* [PROBLEM]
Copy the data below exactly, omitting any picture it contains.

* [PROVIDED DATA]
====================

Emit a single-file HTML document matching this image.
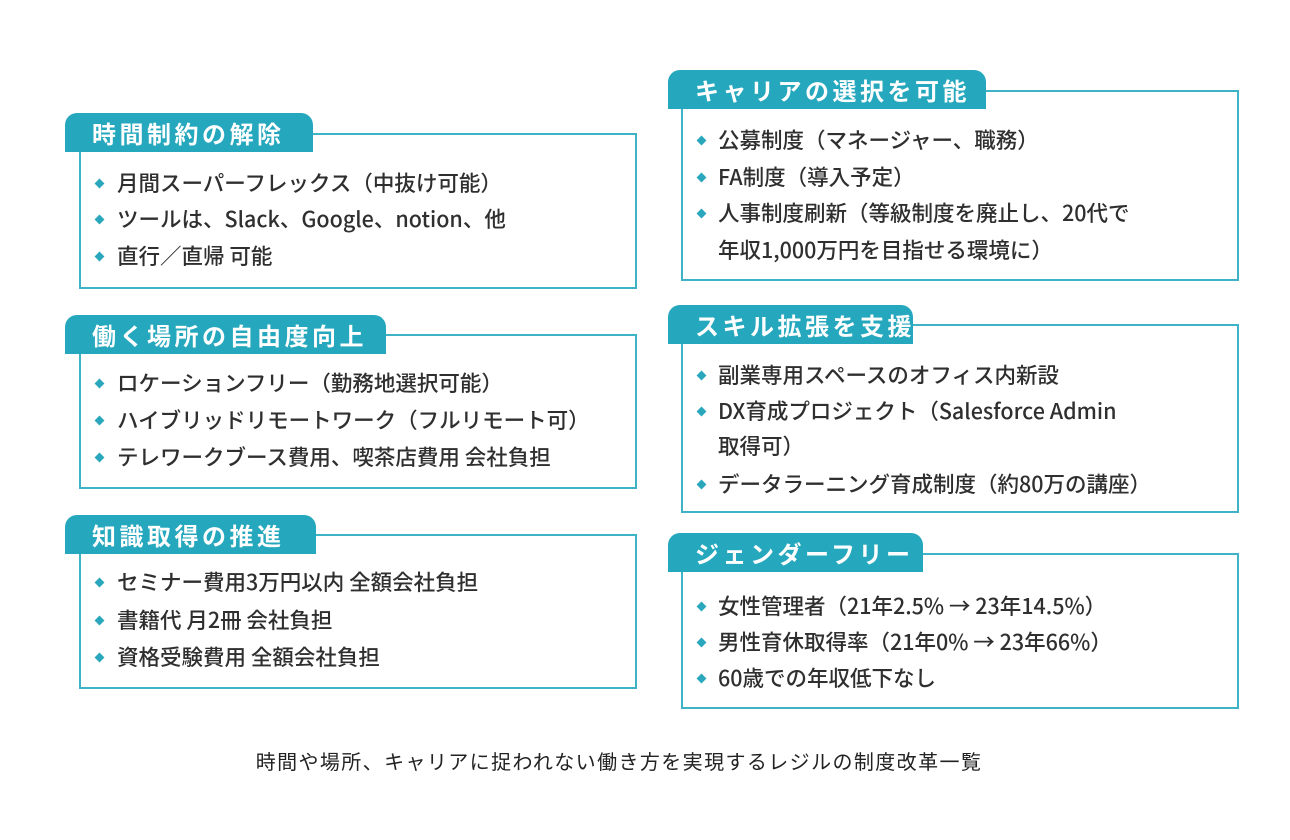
<!DOCTYPE html>
<html><head><meta charset="utf-8"><style>
body{margin:0;width:1290px;height:840px;background:#fff;position:relative;overflow:hidden;font-family:"Noto Sans CJK JP","Liberation Sans",sans-serif;color:#333}
.box{position:absolute;border:2px solid #3fb3c6;box-sizing:border-box}
.tab{position:absolute;background:#25a8bd;color:#fff;font-size:24px;font-weight:bold;line-height:39px;height:39px;padding-left:27px;box-sizing:border-box;border-radius:12px 12px 0 0;letter-spacing:3.5px;white-space:nowrap;overflow:hidden}
.it{position:absolute;font-size:21.5px;font-weight:500;line-height:30px;height:30px;white-space:nowrap;color:#2f2f2f}
.b{position:absolute;width:7px;height:7px;background:#2aa7bd;transform:rotate(45deg)}
.cap{position:absolute;left:0;width:1238px;text-align:center;top:747px;font-size:20px;line-height:28px;color:#222;letter-spacing:1.4px}
</style></head><body>

<div class="box" style="left:79px;top:133px;width:558px;height:156px"></div>
<div class="tab" style="left:65px;top:113px;width:248px">時間制約の解除</div>
<div class="b" style="left:96px;top:180px"></div><div class="it" style="left:117px;top:168px">月間スーパーフレックス（中抜け可能）</div>
<div class="b" style="left:96px;top:216px"></div><div class="it" style="left:117px;top:204px">ツールは、Slack、Google、notion、他</div>
<div class="b" style="left:96px;top:253px"></div><div class="it" style="left:117px;top:241px">直行／直帰 可能</div>

<div class="box" style="left:79px;top:334px;width:558px;height:155px"></div>
<div class="tab" style="left:65px;top:315px;width:321px">働く場所の自由度向上</div>
<div class="b" style="left:96px;top:380px"></div><div class="it" style="left:117px;top:368px">ロケーションフリー（勤務地選択可能）</div>
<div class="b" style="left:96px;top:417px"></div><div class="it" style="left:117px;top:405px">ハイブリッドリモートワーク（フルリモート可）</div>
<div class="b" style="left:96px;top:454px"></div><div class="it" style="left:117px;top:442px">テレワークブース費用、喫茶店費用 会社負担</div>

<div class="box" style="left:79px;top:534px;width:558px;height:155px"></div>
<div class="tab" style="left:65px;top:515px;width:251px">知識取得の推進</div>
<div class="b" style="left:96px;top:579px"></div><div class="it" style="left:117px;top:567px">セミナー費用3万円以内 全額会社負担</div>
<div class="b" style="left:96px;top:617px"></div><div class="it" style="left:117px;top:605px">書籍代 月2冊 会社負担</div>
<div class="b" style="left:96px;top:654px"></div><div class="it" style="left:117px;top:642px">資格受験費用 全額会社負担</div>

<div class="box" style="left:681px;top:90px;width:558px;height:191px"></div>
<div class="tab" style="left:668px;top:70px;width:318px">キャリアの選択を可能</div>
<div class="b" style="left:698px;top:137px"></div><div class="it" style="left:718px;top:125px">公募制度（マネージャー、職務）</div>
<div class="b" style="left:698px;top:174px"></div><div class="it" style="left:718px;top:162px">FA制度（導入予定）</div>
<div class="b" style="left:698px;top:210px"></div><div class="it" style="left:718px;top:198px">人事制度刷新（等級制度を廃止し、20代で</div>
<div class="it" style="left:718px;top:235px">年収1,000万円を目指せる環境に）</div>

<div class="box" style="left:681px;top:324px;width:558px;height:189px"></div>
<div class="tab" style="left:668px;top:305px;width:245px">スキル拡張を支援</div>
<div class="b" style="left:698px;top:372px"></div><div class="it" style="left:718px;top:360px">副業専用スペースのオフィス内新設</div>
<div class="b" style="left:698px;top:408px"></div><div class="it" style="left:718px;top:396px">DX育成プロジェクト（Salesforce Admin</div>
<div class="it" style="left:718px;top:431px">取得可）</div>
<div class="b" style="left:698px;top:481px"></div><div class="it" style="left:718px;top:469px">データラーニング育成制度（約80万の講座）</div>

<div class="box" style="left:681px;top:553px;width:558px;height:156px"></div>
<div class="tab" style="left:668px;top:533px;width:255px">ジェンダーフリー</div>
<div class="b" style="left:698px;top:603px"></div><div class="it" style="left:718px;top:591px">女性管理者（21年2.5% → 23年14.5%）</div>
<div class="b" style="left:698px;top:639px"></div><div class="it" style="left:718px;top:627px">男性育休取得率（21年0% → 23年66%）</div>
<div class="b" style="left:698px;top:675px"></div><div class="it" style="left:718px;top:663px">60歳での年収低下なし</div>

<div class="cap">時間や場所、キャリアに捉われない働き方を実現するレジルの制度改革一覧</div>
</body></html>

====================

* [REPLY TO THE TASK]
Emit a single-file HTML document matching this image.
<!DOCTYPE html>
<html><head><meta charset="utf-8"><style>
body{margin:0;width:1290px;height:840px;background:#fff;position:relative;overflow:hidden;font-family:"Noto Sans CJK JP","Liberation Sans",sans-serif;color:#333}
.box{position:absolute;border:2px solid #3fb3c6;box-sizing:border-box}
.tab{position:absolute;background:#25a8bd;color:#fff;font-size:24px;font-weight:bold;line-height:39px;height:39px;padding-left:27px;box-sizing:border-box;border-radius:12px 12px 0 0;letter-spacing:3.5px;white-space:nowrap;overflow:hidden}
.it{position:absolute;font-size:21.5px;font-weight:500;line-height:30px;height:30px;white-space:nowrap;color:#2f2f2f}
.b{position:absolute;width:7px;height:7px;background:#2aa7bd;transform:rotate(45deg)}
.cap{position:absolute;left:0;width:1238px;text-align:center;top:747px;font-size:20px;line-height:28px;color:#222;letter-spacing:1.4px}
</style></head><body>

<div class="box" style="left:79px;top:133px;width:558px;height:156px"></div>
<div class="tab" style="left:65px;top:113px;width:248px">時間制約の解除</div>
<div class="b" style="left:96px;top:180px"></div><div class="it" style="left:117px;top:168px">月間スーパーフレックス（中抜け可能）</div>
<div class="b" style="left:96px;top:216px"></div><div class="it" style="left:117px;top:204px">ツールは、Slack、Google、notion、他</div>
<div class="b" style="left:96px;top:253px"></div><div class="it" style="left:117px;top:241px">直行／直帰 可能</div>

<div class="box" style="left:79px;top:334px;width:558px;height:155px"></div>
<div class="tab" style="left:65px;top:315px;width:321px">働く場所の自由度向上</div>
<div class="b" style="left:96px;top:380px"></div><div class="it" style="left:117px;top:368px">ロケーションフリー（勤務地選択可能）</div>
<div class="b" style="left:96px;top:417px"></div><div class="it" style="left:117px;top:405px">ハイブリッドリモートワーク（フルリモート可）</div>
<div class="b" style="left:96px;top:454px"></div><div class="it" style="left:117px;top:442px">テレワークブース費用、喫茶店費用 会社負担</div>

<div class="box" style="left:79px;top:534px;width:558px;height:155px"></div>
<div class="tab" style="left:65px;top:515px;width:251px">知識取得の推進</div>
<div class="b" style="left:96px;top:579px"></div><div class="it" style="left:117px;top:567px">セミナー費用3万円以内 全額会社負担</div>
<div class="b" style="left:96px;top:617px"></div><div class="it" style="left:117px;top:605px">書籍代 月2冊 会社負担</div>
<div class="b" style="left:96px;top:654px"></div><div class="it" style="left:117px;top:642px">資格受験費用 全額会社負担</div>

<div class="box" style="left:681px;top:90px;width:558px;height:191px"></div>
<div class="tab" style="left:668px;top:70px;width:318px">キャリアの選択を可能</div>
<div class="b" style="left:698px;top:137px"></div><div class="it" style="left:718px;top:125px">公募制度（マネージャー、職務）</div>
<div class="b" style="left:698px;top:174px"></div><div class="it" style="left:718px;top:162px">FA制度（導入予定）</div>
<div class="b" style="left:698px;top:210px"></div><div class="it" style="left:718px;top:198px">人事制度刷新（等級制度を廃止し、20代で</div>
<div class="it" style="left:718px;top:235px">年収1,000万円を目指せる環境に）</div>

<div class="box" style="left:681px;top:324px;width:558px;height:189px"></div>
<div class="tab" style="left:668px;top:305px;width:245px">スキル拡張を支援</div>
<div class="b" style="left:698px;top:372px"></div><div class="it" style="left:718px;top:360px">副業専用スペースのオフィス内新設</div>
<div class="b" style="left:698px;top:408px"></div><div class="it" style="left:718px;top:396px">DX育成プロジェクト（Salesforce Admin</div>
<div class="it" style="left:718px;top:431px">取得可）</div>
<div class="b" style="left:698px;top:481px"></div><div class="it" style="left:718px;top:469px">データラーニング育成制度（約80万の講座）</div>

<div class="box" style="left:681px;top:553px;width:558px;height:156px"></div>
<div class="tab" style="left:668px;top:533px;width:255px">ジェンダーフリー</div>
<div class="b" style="left:698px;top:603px"></div><div class="it" style="left:718px;top:591px">女性管理者（21年2.5% → 23年14.5%）</div>
<div class="b" style="left:698px;top:639px"></div><div class="it" style="left:718px;top:627px">男性育休取得率（21年0% → 23年66%）</div>
<div class="b" style="left:698px;top:675px"></div><div class="it" style="left:718px;top:663px">60歳での年収低下なし</div>

<div class="cap">時間や場所、キャリアに捉われない働き方を実現するレジルの制度改革一覧</div>
</body></html>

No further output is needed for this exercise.